Я возвращаюсь в земные сферы, принуждаемый силой, которой не могу противостоять. Медленно и неспешно я осознаю свое окружение. Я по-прежнему сижу в зале Махарши, хотя он совершенно пуст. Настенные часы показывают время вечерней трапезы, я понимаю, что все ушли в столовую, и вдруг замечаю кого-то слева. Семидесятипятилетний бывший станционный смотритель сидит рядом на полу и доброжелательно взирает на меня.

— Вы были в духовном трансе почти два часа, — сообщает он. Его лицо в морщинах лет и забот, улыбается, словно он радуется моему счастью.

Читателю не стоит обманываться, будто такой опыт продолжителен и постоянен. Это только временный, но ценный взлет сознания. Я называю его «моментами просветления». Природа такого проблеска объясняется в последней главе моей книги «Духовный кризис человека». Чтобы получать и удерживать такой высокий уровень, нужно много работать над собой и развивать к себе правильное отношение. О философском просветлении написано в «Скрытом Учении за гранью йоги» и «Мудрости СверхЯ».

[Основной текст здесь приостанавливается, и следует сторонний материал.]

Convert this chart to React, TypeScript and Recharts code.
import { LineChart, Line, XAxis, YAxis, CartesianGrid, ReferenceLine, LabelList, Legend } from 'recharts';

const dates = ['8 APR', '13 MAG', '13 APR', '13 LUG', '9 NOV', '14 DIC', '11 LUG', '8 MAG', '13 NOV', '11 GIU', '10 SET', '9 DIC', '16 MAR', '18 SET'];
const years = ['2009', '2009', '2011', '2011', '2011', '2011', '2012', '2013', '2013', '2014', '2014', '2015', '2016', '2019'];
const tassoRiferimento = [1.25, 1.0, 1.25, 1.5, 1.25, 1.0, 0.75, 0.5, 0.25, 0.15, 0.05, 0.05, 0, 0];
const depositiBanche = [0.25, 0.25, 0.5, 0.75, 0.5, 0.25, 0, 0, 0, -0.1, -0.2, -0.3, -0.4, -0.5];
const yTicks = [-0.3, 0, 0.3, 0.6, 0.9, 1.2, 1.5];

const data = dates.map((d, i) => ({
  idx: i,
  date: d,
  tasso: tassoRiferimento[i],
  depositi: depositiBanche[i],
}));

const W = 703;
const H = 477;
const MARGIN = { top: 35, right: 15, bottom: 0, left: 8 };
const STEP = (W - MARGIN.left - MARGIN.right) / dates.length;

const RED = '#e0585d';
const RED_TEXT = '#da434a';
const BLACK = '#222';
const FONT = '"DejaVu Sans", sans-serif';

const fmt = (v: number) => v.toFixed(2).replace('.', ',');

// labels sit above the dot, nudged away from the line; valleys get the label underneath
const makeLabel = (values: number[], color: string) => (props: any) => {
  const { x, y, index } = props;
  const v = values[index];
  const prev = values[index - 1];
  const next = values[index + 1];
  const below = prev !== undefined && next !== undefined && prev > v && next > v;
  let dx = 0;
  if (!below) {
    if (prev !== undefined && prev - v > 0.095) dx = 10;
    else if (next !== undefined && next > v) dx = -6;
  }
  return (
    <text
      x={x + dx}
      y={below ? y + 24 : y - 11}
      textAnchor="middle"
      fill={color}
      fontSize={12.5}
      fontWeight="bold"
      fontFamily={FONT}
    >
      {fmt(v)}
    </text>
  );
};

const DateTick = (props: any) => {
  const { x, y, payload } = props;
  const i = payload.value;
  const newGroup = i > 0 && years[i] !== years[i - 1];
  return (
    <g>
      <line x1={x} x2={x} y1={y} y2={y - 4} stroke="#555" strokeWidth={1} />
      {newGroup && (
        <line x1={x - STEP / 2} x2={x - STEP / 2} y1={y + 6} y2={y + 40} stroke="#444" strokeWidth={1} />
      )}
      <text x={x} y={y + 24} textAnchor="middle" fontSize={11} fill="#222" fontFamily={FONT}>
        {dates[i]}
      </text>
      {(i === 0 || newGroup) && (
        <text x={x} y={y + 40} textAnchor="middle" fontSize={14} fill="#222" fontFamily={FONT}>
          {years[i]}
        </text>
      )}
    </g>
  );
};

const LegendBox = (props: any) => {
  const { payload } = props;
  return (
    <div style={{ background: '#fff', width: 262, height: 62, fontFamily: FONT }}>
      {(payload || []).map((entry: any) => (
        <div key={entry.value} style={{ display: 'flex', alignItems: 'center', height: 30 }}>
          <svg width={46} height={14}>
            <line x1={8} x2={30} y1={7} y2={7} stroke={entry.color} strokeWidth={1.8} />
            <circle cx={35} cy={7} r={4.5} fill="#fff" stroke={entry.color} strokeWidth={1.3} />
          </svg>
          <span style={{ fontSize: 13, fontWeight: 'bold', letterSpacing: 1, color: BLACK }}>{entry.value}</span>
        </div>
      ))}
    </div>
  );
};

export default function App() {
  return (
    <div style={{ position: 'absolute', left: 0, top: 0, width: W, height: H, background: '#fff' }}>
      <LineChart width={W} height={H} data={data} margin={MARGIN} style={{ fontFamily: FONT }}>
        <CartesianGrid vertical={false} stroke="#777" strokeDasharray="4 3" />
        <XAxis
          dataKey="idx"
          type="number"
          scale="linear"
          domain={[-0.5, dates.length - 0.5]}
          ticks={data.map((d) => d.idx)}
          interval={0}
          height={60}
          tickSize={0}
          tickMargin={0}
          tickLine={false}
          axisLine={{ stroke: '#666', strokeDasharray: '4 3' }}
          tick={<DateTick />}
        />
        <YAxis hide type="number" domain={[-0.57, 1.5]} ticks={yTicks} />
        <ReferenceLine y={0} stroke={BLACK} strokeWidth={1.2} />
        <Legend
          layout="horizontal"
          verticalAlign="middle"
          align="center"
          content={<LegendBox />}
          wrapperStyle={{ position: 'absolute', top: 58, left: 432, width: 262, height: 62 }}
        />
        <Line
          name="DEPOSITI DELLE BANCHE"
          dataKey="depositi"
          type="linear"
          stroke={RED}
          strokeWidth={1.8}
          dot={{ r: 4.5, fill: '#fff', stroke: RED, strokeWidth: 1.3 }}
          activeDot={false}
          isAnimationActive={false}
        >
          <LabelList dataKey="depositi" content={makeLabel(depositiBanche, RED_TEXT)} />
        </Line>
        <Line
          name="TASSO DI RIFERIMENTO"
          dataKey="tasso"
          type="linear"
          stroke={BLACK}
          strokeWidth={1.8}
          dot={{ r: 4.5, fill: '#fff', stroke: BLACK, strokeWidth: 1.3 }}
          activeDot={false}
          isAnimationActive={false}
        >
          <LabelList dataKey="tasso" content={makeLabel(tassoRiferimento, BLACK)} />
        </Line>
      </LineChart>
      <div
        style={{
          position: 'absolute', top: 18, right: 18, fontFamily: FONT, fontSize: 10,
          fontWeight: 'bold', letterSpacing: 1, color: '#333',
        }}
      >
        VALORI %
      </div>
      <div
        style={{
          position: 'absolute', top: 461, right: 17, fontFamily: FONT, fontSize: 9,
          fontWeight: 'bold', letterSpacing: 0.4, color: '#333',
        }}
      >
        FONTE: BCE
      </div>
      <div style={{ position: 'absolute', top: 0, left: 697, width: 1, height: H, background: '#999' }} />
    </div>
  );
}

Я пытаюсь ответить и обнаруживаю, к своему изумлению, что не владею своей речью. Она возвращается только минут через пятнадцать. Тем временем старик добавляет:

— Махарши внимательно следил за вами все это время. Я верю, что это его мысли вели вас.

Мудрец возвращается в зал, ученики следуют за ним и ненадолго принимают прежние позы, чтобы потом отойти ко сну. Сам он садится на диван, скрестив ноги, а потом ставит локоть на правую лодыжку и подпирает подбородок ладонью правой руки, два пальца закрывают его шею. Наши глаза встречаются, и он внимательно смотрит на меня.

А когда помощник гасит фитили ламп в зале, следуя обычным вечерним приготовлениям, я снова поражен странным блеском в спокойных глазах Махарши. Они звездами горят в полутьме. Я напоминаю себе, что ни у кого не встречу глаза столь удивительные, как у одного из последних наследников Риши Индии. Если глаза человека могут отражать божественную власть, то ее отражают эти глаза мудреца.

Тяжелый аромат воскурения поднимается легкими спиралями, пока я смотрю в эти немигающие глаза. Сорок минут проходят, я ничего не говорю ему, а он ничего не говорит мне. К чему слова? Мы теперь лучше понимаем друг друга без них, ибо в полном молчании наши умы достигают прекрасной гармонии, и с ее помощью я получаю ясное непроизнесенное послание. В удивительном и памятном проблеске образа мыслей Махарши моя внутренняя жизнь начинает смешиваться с его.

* * *

В последующие два дня я сражаюсь с лихорадкой, ухитряясь не подпускать ее близко.

Старик приходит в мою хижину после полудня.

— Ваше пребывание среди нас заканчивается, брат мой, — говорит он с сожалением. — Но вы ведь вернетесь к нам однажды?

— Непременно! — отвечаю я решительно. Когда он уходит, я подхожу к двери и смотрю на холм Священного Огня — Аруначалу, Священную Красную гору, как предпочитают ее называть местные жители. Она стала цветным фоном всей моей жизни; стоило мне только поднять глаза, что бы я ни делал — ел, гулял, разговаривал или медитировал, — ее необычная плоская вершина всегда была передо мной на улице или в окне. Она неотвратима в этой местности. Странные ее чары притягивают меня все неизбежней. Я задумываюсь, уж не этот ли необычный одинокий пик очаровал меня. Местное предание говорит, что она полностью пуста и внутри нее живут великие духи, невидимые глазу смертных. Я отвергаю этот рассказ, как детскую сказку. Но одинокий холм держит меня в могучем рабстве, хотя я видел холмы куда привлекательнее. Этот изломанный кусок природы, с красными валунами, раскиданными в беспорядке повсюду на его склонах, блистающими тусклыми огнями на солнце, обладает сильным характером и излучает ощутимое влияние, внушая благоговейный страх.